The rural idyll of a “Village Scene by the Well” by Josse de Momper and Jan Brueghel II. found a new owner for 389,300 Euro, while the “Allegory of Taste”, also by Jan Brueghel II went to a telephone bidder for 274,670 Euro.
Influenced by such famous figures as Leonardo, Raphael, and Michelangelo, the Florentine painter Giuliano Bugiardini, around 1510, created a strikingly modern three-quarter Portrait of a Lady.
This important recent discovery proved to be worth 329,300 Euro to the winning bidder. Another important new discovery, a portrait of probably the most famous art collector and patron in history, Emperor Rudolph II., by the hand of Martino Rota, sold for 260,300 Euro, a new world record sale for this artist.
An American museum spent 202,800 Euro on Juan de Espinosa’s “Still life of fruit, vegetables, and wild fowl”, a symbolic rendition of the cycle of life.
This auction, one of Dorotheum’s most successful old master auctions to date, also featured two paintings by famous female artists, achieving 179,800 Euro for a portrait by Sofonisba Anguissola and 133,800 Euro for Angelika Kauffmann’s portrait painting.
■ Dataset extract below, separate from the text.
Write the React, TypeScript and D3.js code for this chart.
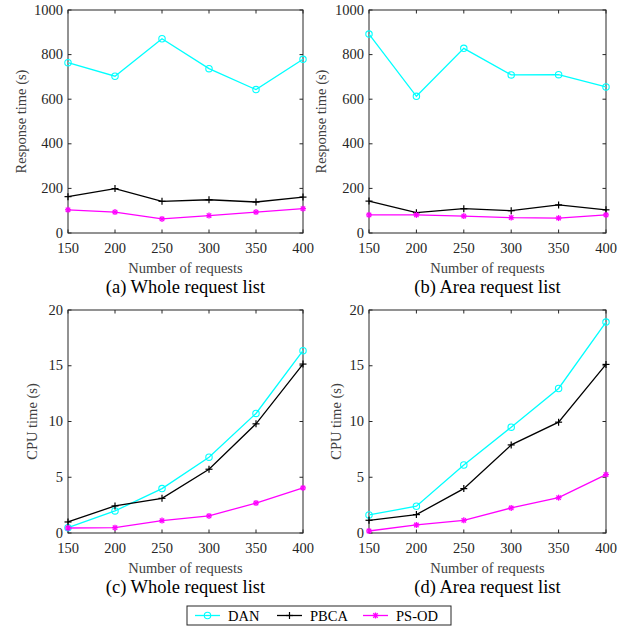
import React from "react";
import * as d3 from "d3";

const requests = [150, 200, 250, 300, 350, 400];
const seriesNames = ["DAN", "PBCA", "PS-OD"];

// (a) Response time, whole request list
const respWholeDAN = [764, 703, 871, 737, 643, 779];
const respWholePBCA = [163, 199, 142, 149, 139, 161];
const respWholePSOD = [104, 94, 63, 78, 94, 109];
// (b) Response time, area request list
const respAreaDAN = [892, 613, 828, 709, 710, 655];
const respAreaPBCA = [143, 91, 109, 100, 126, 104];
const respAreaPSOD = [81, 81, 76, 69, 67, 81];
// (c) CPU time, whole request list
const cpuWholeDAN = [0.48, 1.98, 3.98, 6.8, 10.72, 16.35];
const cpuWholePBCA = [0.99, 2.43, 3.11, 5.72, 9.79, 15.15];
const cpuWholePSOD = [0.45, 0.48, 1.11, 1.53, 2.69, 4.04];
// (d) CPU time, area request list
const cpuAreaDAN = [1.62, 2.4, 6.1, 9.49, 12.96, 18.92];
const cpuAreaPBCA = [1.14, 1.65, 3.98, 7.9, 9.94, 15.12];
const cpuAreaPSOD = [0.18, 0.72, 1.14, 2.25, 3.17, 5.24];

const respTicks = [0, 200, 400, 600, 800, 1000];
const cpuTicks = [0, 5, 10, 15, 20];

const COLORS = ["#00ffff", "#000000", "#ff00ff"];
const AXIS = "#262626";
const FONT = "'Liberation Serif', 'Times New Roman', serif";

type PanelProps = {
  left: number; right: number; top: number; bottom: number;
  yMax: number; yTicks: number[]; yLabel: string; yLabelX: number;
  caption: string; series: number[][];
};

function Marker({ kind, x, y, color }: { kind: number; x: number; y: number; color: string }) {
  if (kind === 0) return <circle cx={x} cy={y} r={3.2} fill="none" stroke={color} strokeWidth={1.1} />;
  if (kind === 1)
    return (
      <g stroke={color} strokeWidth={1.2}>
        <line x1={x - 3.5} x2={x + 3.5} y1={y} y2={y} />
        <line x1={x} x2={x} y1={y - 3.5} y2={y + 3.5} />
      </g>
    );
  const s = 3;
  const t = 2.2;
  return (
    <g stroke={color} strokeWidth={1.3}>
      <line x1={x - s} x2={x + s} y1={y} y2={y} />
      <line x1={x} x2={x} y1={y - s} y2={y + s} />
      <line x1={x - t} x2={x + t} y1={y - t} y2={y + t} />
      <line x1={x - t} x2={x + t} y1={y + t} y2={y - t} />
    </g>
  );
}

function Panel(p: PanelProps) {
  const x = d3.scaleLinear().domain([150, 400]).range([p.left, p.right]);
  const y = d3.scaleLinear().domain([0, p.yMax]).range([p.bottom, p.top]);
  const line = d3.line<number>().x((_, i) => x(requests[i])).y((d) => y(d));
  const tl = 3.5;
  const cx = (p.left + p.right) / 2;
  return (
    <g fontFamily={FONT}>
      <rect x={p.left} y={p.top} width={p.right - p.left} height={p.bottom - p.top} fill="white" stroke={AXIS} strokeWidth={1} />
      {requests.map((r) => (
        <g key={"xt" + r}>
          <line x1={x(r)} x2={x(r)} y1={p.bottom} y2={p.bottom - tl} stroke={AXIS} />
          <line x1={x(r)} x2={x(r)} y1={p.top} y2={p.top + tl} stroke={AXIS} />
          <text x={x(r)} y={p.bottom + 19.5} textAnchor="middle" fontSize={14.5} fill={AXIS}>{r}</text>
        </g>
      ))}
      {p.yTicks.map((t) => (
        <g key={"yt" + t}>
          <line x1={p.left} x2={p.left + tl} y1={y(t)} y2={y(t)} stroke={AXIS} />
          <line x1={p.right} x2={p.right - tl} y1={y(t)} y2={y(t)} stroke={AXIS} />
          <text x={p.left - 5} y={y(t) + 4.5} textAnchor="end" fontSize={14.5} fill={AXIS}>{t}</text>
        </g>
      ))}
      {p.series.map((s, si) => (
        <g key={"s" + si}>
          <path d={line(s) || ""} fill="none" stroke={COLORS[si]} strokeWidth={1.3} />
          {s.map((v, i) => (
            <Marker key={i} kind={si} x={x(requests[i])} y={y(v)} color={COLORS[si]} />
          ))}
        </g>
      ))}
      <text x={cx} y={p.bottom + 40} textAnchor="middle" fontSize={14.5} fill="#404040">Number of requests</text>
      <text
        transform={`translate(${p.yLabelX},${(p.top + p.bottom) / 2}) rotate(-90)`}
        textAnchor="middle" dominantBaseline="middle" fontSize={14.5} fill="#404040"
      >{p.yLabel}</text>
      <text x={cx} y={p.bottom + 60} textAnchor="middle" fontSize={18.5} fill="#000">{p.caption}</text>
    </g>
  );
}

export default function App() {
  const legendX = [195, 277, 363];
  return (
    <svg width={633} height={628} style={{ position: "absolute", left: 0, top: 0, background: "white" }}>
      <rect x={0} y={0} width={633} height={628} fill="white" />
      <Panel left={68} right={303} top={10} bottom={233} yMax={1000} yTicks={respTicks}
        yLabel="Response time (s)" yLabelX={23} caption="(a) Whole request list"
        series={[respWholeDAN, respWholePBCA, respWholePSOD]} />
      <Panel left={369} right={606} top={10} bottom={233} yMax={1000} yTicks={respTicks}
        yLabel="Response time (s)" yLabelX={323} caption="(b) Area request list"
        series={[respAreaDAN, respAreaPBCA, respAreaPSOD]} />
      <Panel left={68} right={303} top={310} bottom={533} yMax={20} yTicks={cpuTicks}
        yLabel="CPU time (s)" yLabelX={34} caption="(c) Whole request list"
        series={[cpuWholeDAN, cpuWholePBCA, cpuWholePSOD]} />
      <Panel left={369} right={606} top={310} bottom={533} yMax={20} yTicks={cpuTicks}
        yLabel="CPU time (s)" yLabelX={338} caption="(d) Area request list"
        series={[cpuAreaDAN, cpuAreaPBCA, cpuAreaPSOD]} />
      <g fontFamily={FONT}>
        <rect x={187} y={606} width={264} height={19} fill="white" stroke={AXIS} strokeWidth={1} />
        {seriesNames.map((n, i) => (
          <g key={n}>
            <line x1={legendX[i]} x2={legendX[i] + 25} y1={615.5} y2={615.5} stroke={COLORS[i]} strokeWidth={1.3} />
            <Marker kind={i} x={legendX[i] + 12.5} y={615.5} color={COLORS[i]} />
            <text x={legendX[i] + 33} y={620.5} fontSize={14.5} fill="#000">{n}</text>
          </g>
        ))}
      </g>
    </svg>
  );
}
At the auction of 19th century painting on 17th April 2012, the catalogue’s title lot met with great acclaim. The “Girl with Black Mantilla” by Friedrich von Amerling went to an North-American bidder for 156,800 Euro. Friedrich Gauermann’s “Eagles and Dying Stag on the Lakeshore” reached 145,300 Euro. A comparatively small painting also caused a disproportionate stir: No larger than a post-card, a “Landscape on the Crimea” by Archip Ivanovich Kuindzhi, one of the most important proponents of Russian Realism, was bid up to sensational 133,800 Euro.